__Problem to solve__
Count every line in the entries that follow where the word "this" appears, then state only the total.

__Data provided__
========

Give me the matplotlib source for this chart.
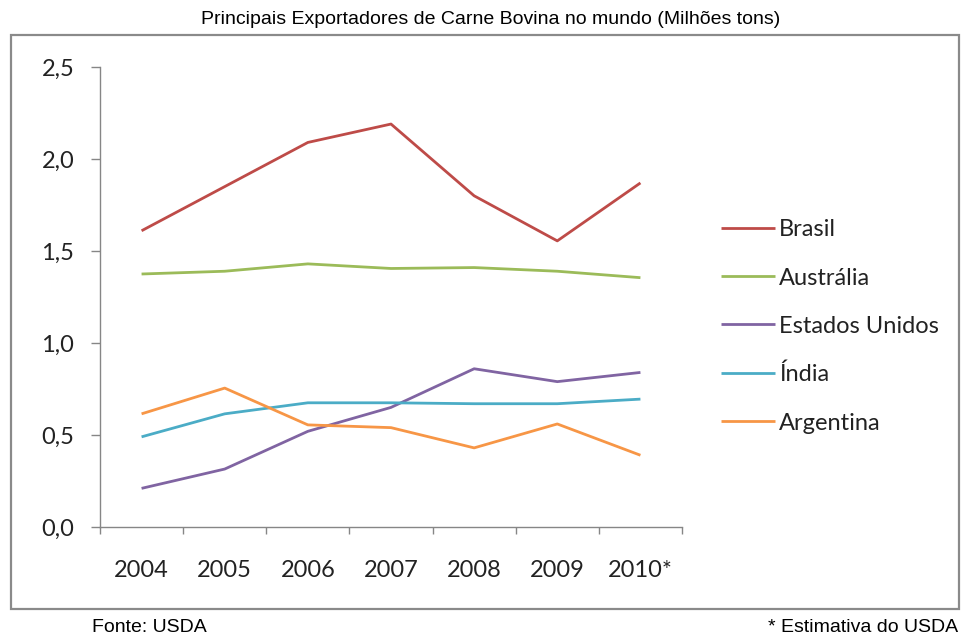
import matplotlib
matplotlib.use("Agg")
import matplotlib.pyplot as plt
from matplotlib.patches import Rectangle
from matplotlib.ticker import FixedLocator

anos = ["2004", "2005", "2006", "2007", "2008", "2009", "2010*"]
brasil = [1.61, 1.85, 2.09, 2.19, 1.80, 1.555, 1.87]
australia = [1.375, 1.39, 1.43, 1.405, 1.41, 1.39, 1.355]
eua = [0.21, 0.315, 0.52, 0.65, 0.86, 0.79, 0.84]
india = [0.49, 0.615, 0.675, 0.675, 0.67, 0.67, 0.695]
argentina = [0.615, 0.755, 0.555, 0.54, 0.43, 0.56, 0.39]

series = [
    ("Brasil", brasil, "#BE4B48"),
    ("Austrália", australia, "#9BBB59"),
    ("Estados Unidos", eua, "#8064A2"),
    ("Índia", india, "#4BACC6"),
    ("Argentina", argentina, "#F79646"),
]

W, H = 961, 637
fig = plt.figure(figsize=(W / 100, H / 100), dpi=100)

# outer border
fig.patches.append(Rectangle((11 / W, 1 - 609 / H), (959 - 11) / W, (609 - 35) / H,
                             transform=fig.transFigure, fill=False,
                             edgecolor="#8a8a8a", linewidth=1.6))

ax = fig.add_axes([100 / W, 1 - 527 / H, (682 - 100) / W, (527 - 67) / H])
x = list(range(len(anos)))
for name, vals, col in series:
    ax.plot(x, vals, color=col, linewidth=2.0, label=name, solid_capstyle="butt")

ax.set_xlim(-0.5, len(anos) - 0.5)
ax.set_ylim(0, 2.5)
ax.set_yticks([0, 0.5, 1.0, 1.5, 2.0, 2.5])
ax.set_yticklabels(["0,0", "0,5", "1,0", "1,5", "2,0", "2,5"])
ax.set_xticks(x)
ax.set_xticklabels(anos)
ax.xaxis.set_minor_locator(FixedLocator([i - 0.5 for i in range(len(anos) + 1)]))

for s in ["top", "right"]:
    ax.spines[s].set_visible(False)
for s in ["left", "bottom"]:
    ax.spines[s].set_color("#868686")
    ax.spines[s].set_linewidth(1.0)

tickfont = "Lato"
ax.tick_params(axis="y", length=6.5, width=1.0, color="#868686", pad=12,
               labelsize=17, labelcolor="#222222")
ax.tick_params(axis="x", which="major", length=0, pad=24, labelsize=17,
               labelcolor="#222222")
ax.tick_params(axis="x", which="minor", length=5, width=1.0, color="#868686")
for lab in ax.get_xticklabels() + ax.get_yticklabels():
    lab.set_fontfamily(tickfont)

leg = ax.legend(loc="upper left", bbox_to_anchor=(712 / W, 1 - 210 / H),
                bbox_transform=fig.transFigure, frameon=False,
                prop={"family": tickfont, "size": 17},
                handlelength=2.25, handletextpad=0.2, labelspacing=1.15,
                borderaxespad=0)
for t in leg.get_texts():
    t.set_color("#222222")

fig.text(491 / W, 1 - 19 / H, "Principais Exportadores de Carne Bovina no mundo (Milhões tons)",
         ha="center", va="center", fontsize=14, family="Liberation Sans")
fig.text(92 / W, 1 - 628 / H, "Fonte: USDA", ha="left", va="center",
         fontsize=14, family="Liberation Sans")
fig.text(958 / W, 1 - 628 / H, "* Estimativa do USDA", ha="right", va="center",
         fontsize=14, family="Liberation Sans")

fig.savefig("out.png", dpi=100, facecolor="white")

========

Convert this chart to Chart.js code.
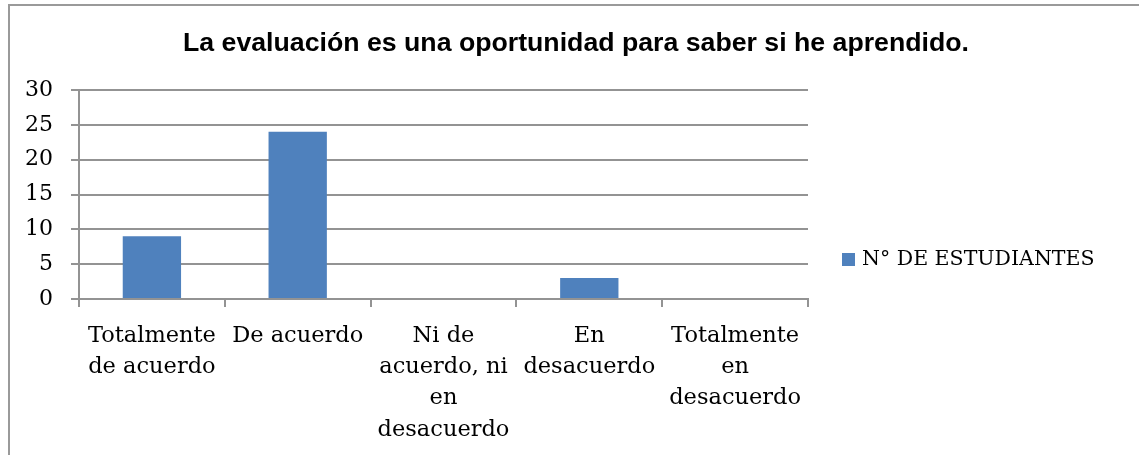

========

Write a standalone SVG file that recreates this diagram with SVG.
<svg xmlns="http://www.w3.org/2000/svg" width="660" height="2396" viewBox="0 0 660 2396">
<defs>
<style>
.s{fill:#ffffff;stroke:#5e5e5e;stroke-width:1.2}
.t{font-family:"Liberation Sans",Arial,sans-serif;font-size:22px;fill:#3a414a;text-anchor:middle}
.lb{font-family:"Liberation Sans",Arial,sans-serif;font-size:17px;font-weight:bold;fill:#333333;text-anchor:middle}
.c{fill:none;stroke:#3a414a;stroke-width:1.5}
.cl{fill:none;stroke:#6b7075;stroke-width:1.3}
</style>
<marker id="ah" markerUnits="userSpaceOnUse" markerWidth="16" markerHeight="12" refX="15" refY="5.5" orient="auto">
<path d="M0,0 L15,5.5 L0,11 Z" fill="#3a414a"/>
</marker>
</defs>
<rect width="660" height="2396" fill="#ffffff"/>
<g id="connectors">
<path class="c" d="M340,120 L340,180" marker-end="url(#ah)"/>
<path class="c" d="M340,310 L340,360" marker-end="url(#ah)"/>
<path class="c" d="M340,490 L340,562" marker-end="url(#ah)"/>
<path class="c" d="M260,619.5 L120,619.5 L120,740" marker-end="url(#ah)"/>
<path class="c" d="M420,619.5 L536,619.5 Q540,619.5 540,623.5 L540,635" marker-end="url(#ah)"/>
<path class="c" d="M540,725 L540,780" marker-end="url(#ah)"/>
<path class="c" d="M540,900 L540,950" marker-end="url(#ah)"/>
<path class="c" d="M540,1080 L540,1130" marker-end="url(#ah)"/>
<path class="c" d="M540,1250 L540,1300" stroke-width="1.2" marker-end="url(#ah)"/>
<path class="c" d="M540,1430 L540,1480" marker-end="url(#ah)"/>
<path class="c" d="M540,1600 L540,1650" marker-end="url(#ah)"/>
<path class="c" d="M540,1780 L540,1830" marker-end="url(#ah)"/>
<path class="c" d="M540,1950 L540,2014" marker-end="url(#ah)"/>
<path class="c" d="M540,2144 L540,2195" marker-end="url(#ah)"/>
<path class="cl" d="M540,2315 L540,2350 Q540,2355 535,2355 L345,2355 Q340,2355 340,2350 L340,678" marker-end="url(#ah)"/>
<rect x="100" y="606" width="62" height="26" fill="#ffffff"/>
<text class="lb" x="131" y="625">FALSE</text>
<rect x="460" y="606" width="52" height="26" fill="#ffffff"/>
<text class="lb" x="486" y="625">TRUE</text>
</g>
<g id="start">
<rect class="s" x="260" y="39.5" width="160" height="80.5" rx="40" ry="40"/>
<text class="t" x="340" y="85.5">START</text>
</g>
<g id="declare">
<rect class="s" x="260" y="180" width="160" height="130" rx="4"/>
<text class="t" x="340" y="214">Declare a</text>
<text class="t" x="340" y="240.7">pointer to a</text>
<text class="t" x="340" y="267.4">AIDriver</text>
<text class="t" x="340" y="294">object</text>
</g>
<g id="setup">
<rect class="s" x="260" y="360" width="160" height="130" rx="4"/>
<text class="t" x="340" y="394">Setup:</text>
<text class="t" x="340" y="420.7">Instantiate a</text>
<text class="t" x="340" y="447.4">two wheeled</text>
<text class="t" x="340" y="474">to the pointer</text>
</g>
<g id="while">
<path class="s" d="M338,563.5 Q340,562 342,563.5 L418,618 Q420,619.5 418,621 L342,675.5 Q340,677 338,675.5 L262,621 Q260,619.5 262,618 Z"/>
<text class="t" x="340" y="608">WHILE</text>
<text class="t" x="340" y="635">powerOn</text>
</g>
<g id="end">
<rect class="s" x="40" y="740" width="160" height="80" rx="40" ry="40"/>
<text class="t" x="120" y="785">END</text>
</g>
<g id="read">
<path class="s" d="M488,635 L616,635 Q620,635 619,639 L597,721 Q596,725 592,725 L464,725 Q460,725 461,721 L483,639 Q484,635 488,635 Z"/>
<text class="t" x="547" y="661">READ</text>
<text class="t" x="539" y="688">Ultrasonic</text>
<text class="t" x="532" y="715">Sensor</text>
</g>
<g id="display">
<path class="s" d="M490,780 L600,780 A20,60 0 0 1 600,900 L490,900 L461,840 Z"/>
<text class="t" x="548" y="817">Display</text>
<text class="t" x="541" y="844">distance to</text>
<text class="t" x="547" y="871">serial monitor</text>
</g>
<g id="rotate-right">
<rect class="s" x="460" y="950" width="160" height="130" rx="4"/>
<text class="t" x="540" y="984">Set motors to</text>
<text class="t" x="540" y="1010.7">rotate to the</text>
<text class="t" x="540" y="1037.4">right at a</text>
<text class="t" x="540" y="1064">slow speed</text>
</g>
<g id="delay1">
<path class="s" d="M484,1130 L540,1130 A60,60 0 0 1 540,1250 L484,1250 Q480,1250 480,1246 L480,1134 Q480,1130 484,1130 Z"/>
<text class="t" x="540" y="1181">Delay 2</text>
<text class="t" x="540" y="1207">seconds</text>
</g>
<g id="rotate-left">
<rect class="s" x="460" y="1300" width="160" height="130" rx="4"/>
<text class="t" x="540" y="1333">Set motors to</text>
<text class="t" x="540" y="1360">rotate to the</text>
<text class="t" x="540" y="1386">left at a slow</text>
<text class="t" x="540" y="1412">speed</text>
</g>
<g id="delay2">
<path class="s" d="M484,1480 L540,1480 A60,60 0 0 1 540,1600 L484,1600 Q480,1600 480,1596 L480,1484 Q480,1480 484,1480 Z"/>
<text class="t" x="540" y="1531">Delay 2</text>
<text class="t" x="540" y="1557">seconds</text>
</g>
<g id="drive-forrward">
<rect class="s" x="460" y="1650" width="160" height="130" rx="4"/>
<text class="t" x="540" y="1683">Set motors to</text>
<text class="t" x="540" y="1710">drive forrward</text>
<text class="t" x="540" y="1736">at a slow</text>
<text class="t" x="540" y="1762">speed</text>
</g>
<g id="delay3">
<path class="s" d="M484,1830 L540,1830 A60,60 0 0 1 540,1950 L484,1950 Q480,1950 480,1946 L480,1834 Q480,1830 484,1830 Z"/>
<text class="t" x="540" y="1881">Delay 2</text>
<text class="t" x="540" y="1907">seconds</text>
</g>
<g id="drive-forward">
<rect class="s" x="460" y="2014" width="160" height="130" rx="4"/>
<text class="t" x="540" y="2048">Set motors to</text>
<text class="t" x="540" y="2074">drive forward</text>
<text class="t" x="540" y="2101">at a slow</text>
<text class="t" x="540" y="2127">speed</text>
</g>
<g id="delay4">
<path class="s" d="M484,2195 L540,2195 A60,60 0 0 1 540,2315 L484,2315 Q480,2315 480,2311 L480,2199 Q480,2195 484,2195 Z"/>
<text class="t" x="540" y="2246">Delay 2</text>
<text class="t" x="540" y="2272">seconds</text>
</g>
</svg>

========

__In response__
3